The economy is the basis of the other side’s argument. U.S. inflation was just 0.8 percent in July, while in the euro zone it was 0.2 percent last month. Below-forecast August payrolls data, which came on the heels of a surprise manufacturing slowdown, are seen as having reduced the chance of an interest-rate increase in the world’s largest economy, which should help bond prices recover.

“Growth is low and going to stay low and inflation is not really a problem,” Charles Diebel, the London-based head of rates at Aviva, said Monday in a Bloomberg TV interview with Manus Cranny and Nejra Cehic. “That’s not an environment where bonds get destroyed. It may be that their valuations are relatively rich and we’re experiencing a correction, but we’re not talking about the start of a huge bear market.”

Aberdeen’s View

The chance of the Fed raising rates at its Sept. 20-21 meeting fell to 26 percent, from 30 percent on Friday, while the prospect of a December hike slipped to 59 percent, from 60 percent, according to Fed fund futures compiled by Bloomberg.
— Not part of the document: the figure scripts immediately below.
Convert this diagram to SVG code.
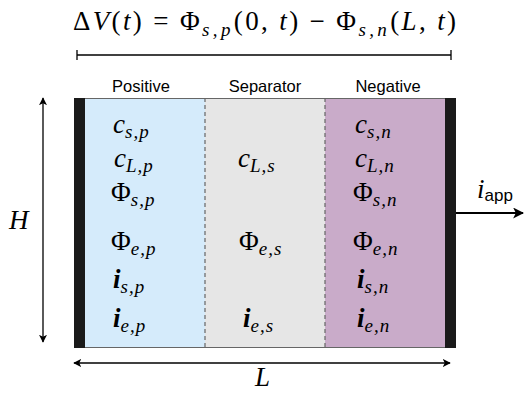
<svg xmlns="http://www.w3.org/2000/svg" width="525" height="393" viewBox="0 0 525 393">
<defs>
<marker id="ah" viewBox="0 0 10 10" refX="9" refY="5" markerWidth="8" markerHeight="8" markerUnits="userSpaceOnUse" orient="auto-start-reverse">
<path d="M0,0 L10,5 L0,10 L2.5,5 Z" fill="#000"/>
</marker>
<marker id="ahb" viewBox="0 0 10 10" refX="9" refY="5" markerWidth="11" markerHeight="11" markerUnits="userSpaceOnUse" orient="auto">
<path d="M0,0 L10,5 L0,10 L2.5,5 Z" fill="#000"/>
</marker>
</defs>
<style>
.m{font-family:"Liberation Serif","DejaVu Serif",serif;font-size:27px;fill:#000}
.mi{font-style:italic}
.sub{font-family:"Liberation Serif","DejaVu Serif",serif;font-style:italic;font-size:19px;letter-spacing:1px}
.bi{font-style:italic;font-weight:bold}
.hdr{font-family:"Liberation Sans","DejaVu Sans",sans-serif;font-size:16.5px;fill:#000;text-anchor:middle}
.ln{stroke:#000;stroke-width:1.3;fill:none}
.dash{stroke:#666;stroke-width:1.2;stroke-dasharray:4,3}
</style>
<rect width="525" height="393" fill="#fff"/>

<g id="equation">
<text class="m" x="73" y="30" font-size="30" textLength="383" lengthAdjust="spacing"><tspan>Δ</tspan><tspan class="mi">V</tspan><tspan>(</tspan><tspan class="mi">t</tspan><tspan>) = Φ</tspan><tspan class="sub" font-size="21" dy="6">s,p</tspan><tspan dy="-6">(0, </tspan><tspan class="mi">t</tspan><tspan>) − Φ</tspan><tspan class="sub" font-size="21" dy="6">s,n</tspan><tspan dy="-6">(</tspan><tspan class="mi">L</tspan><tspan>, </tspan><tspan class="mi">t</tspan><tspan>)</tspan></text>
</g>

<g id="positive">
<rect x="85" y="98" width="120" height="250" fill="#d5ebfb"/>
<text class="hdr" x="141" y="92">Positive</text>
</g>
<g id="separator">
<rect x="205" y="98" width="120" height="250" fill="#e6e6e6"/>
<text class="hdr" x="265" y="92">Separator</text>
</g>
<g id="negative">
<rect x="325" y="98" width="120" height="250" fill="#c9abc9"/>
<text class="hdr" x="388" y="92">Negative</text>
</g>
<g id="borders">
<line x1="85" y1="98.5" x2="445" y2="98.5" stroke="#666" stroke-width="1"/>
<line x1="85" y1="347.5" x2="445" y2="347.5" stroke="#666" stroke-width="1"/>
<line class="dash" x1="205" y1="98" x2="205" y2="348"/>
<line class="dash" x1="325" y1="98" x2="325" y2="348"/>
</g>
<g id="collector-left"><rect x="74" y="98" width="11" height="250" fill="#1a1a1a"/></g>
<g id="collector-right"><rect x="445" y="98" width="11" height="250" fill="#1a1a1a"/></g>

<g id="vars-positive">
<text class="m" x="113" y="133"><tspan class="mi">c</tspan><tspan class="sub" dy="5">s,p</tspan></text>
<text class="m" x="114" y="167"><tspan class="mi">c</tspan><tspan class="sub" dy="5">L,p</tspan></text>
<text class="m" x="111" y="201"><tspan>Φ</tspan><tspan class="sub" dy="5">s,p</tspan></text>
<text class="m" x="111" y="250"><tspan>Φ</tspan><tspan class="sub" dy="5">e,p</tspan></text>
<text class="m" x="113" y="288"><tspan class="bi">i</tspan><tspan class="sub" dy="5">s,p</tspan></text>
<text class="m" x="113" y="327"><tspan class="bi">i</tspan><tspan class="sub" dy="5">e,p</tspan></text>
</g>
<g id="vars-separator">
<text class="m" x="238" y="167"><tspan class="mi">c</tspan><tspan class="sub" dy="5">L,s</tspan></text>
<text class="m" x="239" y="250"><tspan>Φ</tspan><tspan class="sub" dy="5">e,s</tspan></text>
<text class="m" x="243" y="327"><tspan class="bi">i</tspan><tspan class="sub" dy="5">e,s</tspan></text>
</g>
<g id="vars-negative">
<text class="m" x="355" y="133"><tspan class="mi">c</tspan><tspan class="sub" dy="5">s,n</tspan></text>
<text class="m" x="355" y="167"><tspan class="mi">c</tspan><tspan class="sub" dy="5">L,n</tspan></text>
<text class="m" x="353" y="201"><tspan>Φ</tspan><tspan class="sub" dy="5">s,n</tspan></text>
<text class="m" x="353" y="250"><tspan>Φ</tspan><tspan class="sub" dy="5">e,n</tspan></text>
<text class="m" x="357" y="288"><tspan class="bi">i</tspan><tspan class="sub" dy="5">s,n</tspan></text>
<text class="m" x="357" y="327"><tspan class="bi">i</tspan><tspan class="sub" dy="5">e,n</tspan></text>
</g>

<g id="labels">
<text class="m mi" x="9" y="229" font-size="29">H</text>
<text class="m mi" x="255" y="386" font-size="28">L</text>
<text class="m" x="477" y="198"><tspan class="mi">i</tspan><tspan font-family="Liberation Sans, DejaVu Sans, sans-serif" font-size="17" dy="3">app</tspan></text>
</g>

<g id="connectors">
<line class="ln" x1="77" y1="55" x2="451" y2="55"/>
<line class="ln" x1="77" y1="50" x2="77" y2="60"/>
<line class="ln" x1="451" y1="50" x2="451" y2="60"/>
<line class="ln" x1="43" y1="98" x2="43" y2="342" marker-start="url(#ah)" marker-end="url(#ah)"/>
<line class="ln" x1="74" y1="363" x2="450" y2="363" marker-start="url(#ah)" marker-end="url(#ah)"/>
<line x1="456" y1="213" x2="523" y2="213" stroke="#000" stroke-width="2.2" marker-end="url(#ahb)"/>
</g>
</svg>
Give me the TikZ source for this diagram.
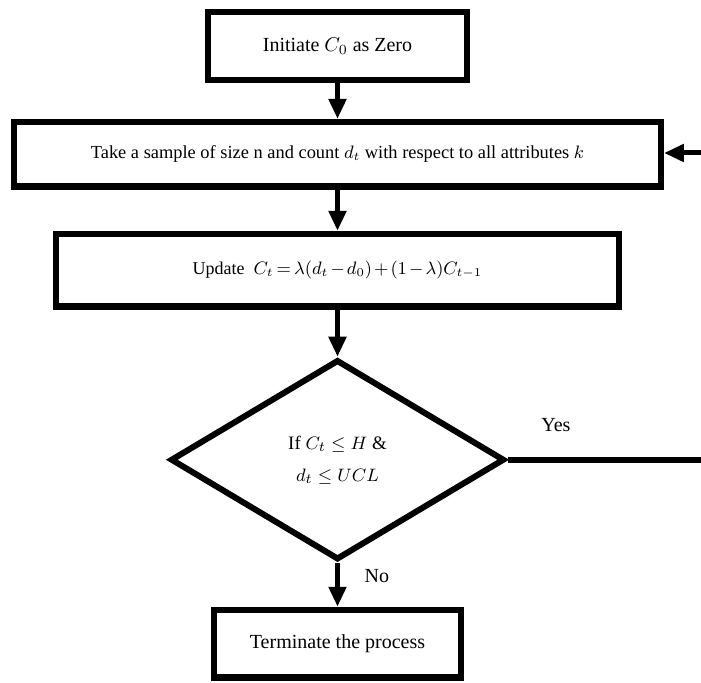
\documentclass[tikz,border=0pt]{standalone}
\usepackage{fontspec}
\setmainfont{Liberation Serif}
\usetikzlibrary{shapes.geometric, arrows.meta, positioning}

\begin{document}
\begin{tikzpicture}[x=0.5pt, y=-0.5pt, >={Triangle[length=10pt, width=8.5pt]},
    box/.style={draw, line width=3.2pt, inner sep=0pt, font=\fontsize{10}{12}\selectfont},
    decision/.style={draw, diamond, line width=3pt, minimum width=167pt, minimum height=100pt, inner sep=0pt, align=center, font=\fontsize{9.5}{16}\selectfont},
    flow/.style={->, line width=2.5pt},
    link/.style={line width=3pt}]
    \useasboundingbox (0,0) rectangle (701,683);
    % Nodes
    \node[box, minimum width=129.25pt, minimum height=33.75pt] (init) at (337.5,46) {Initiate $C_0$ as Zero};
    \node[box, minimum width=323.25pt, minimum height=32.25pt, below=18pt of init, font=\fontsize{9.2}{12}\selectfont] (sample) {Take a sample of size n and count $d_t$ with respect to all attributes $k$};
    \node[box, minimum width=281.75pt, minimum height=36.25pt, below=20.5pt of sample, font=\fontsize{9}{12}\selectfont] (update) {Update \ $\thickmuskip=3mu \medmuskip=2mu C_t = \lambda(d_t - d_0) + (1 - \lambda)C_{t-1}$};
    \node[decision, below=23.5pt of update] (check) {If $C_t \leq H$ \&\\ $d_t \leq UCL$};
    \node[box, minimum width=123.25pt, minimum height=33.75pt, below=22pt of check] (stop) {Terminate the process};
    \coordinate (back) at (701,153);
    \coordinate (exit) at (701,460);

    % Arrows
    \draw[flow] (init) -- (sample);
    \draw[flow] (sample) -- (update);
    \draw[flow] (update) -- (check);
    \draw[flow] (check) -- node[right=9pt, pos=0.3, font=\fontsize{10}{12}\selectfont] {No} (stop);
    \draw[link] (check.east) -- node[above=9pt, pos=0.25, font=\fontsize{10}{12}\selectfont] {Yes} (check.east -| exit);
    \draw[flow] (back) -- (back -| sample.east);
\end{tikzpicture}
\end{document}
Fed Governor Lael Brainard counseled continued prudence in tightening monetary policy in a speech Monday, even as she said the economy is making gradual progress toward achieving the central bank’s goals.

The bond meltdown in 2013 was part of the so-called taper tantrum, when the Fed pared its own QE program, causing debt yields to rise around the world. The selloff last year was spurred by speculation record-low borrowing costs weren’t sustainable.

Aberdeen Asset Management Plc echoes Goldman Sachs’s argument that QE may be reaching its limits, but says that doesn’t mean investors should expect an extension of the bond losses.

“This is possibly one of the signs of getting to the end of effectiveness of monetary easing,” said Luke Hickmore, an Edinburgh-based senior investment manager at Aberdeen, which oversees about $400 billion. “I am still in the camp that says growth is low, inflation is low. That fundamentals haven’t really changed.”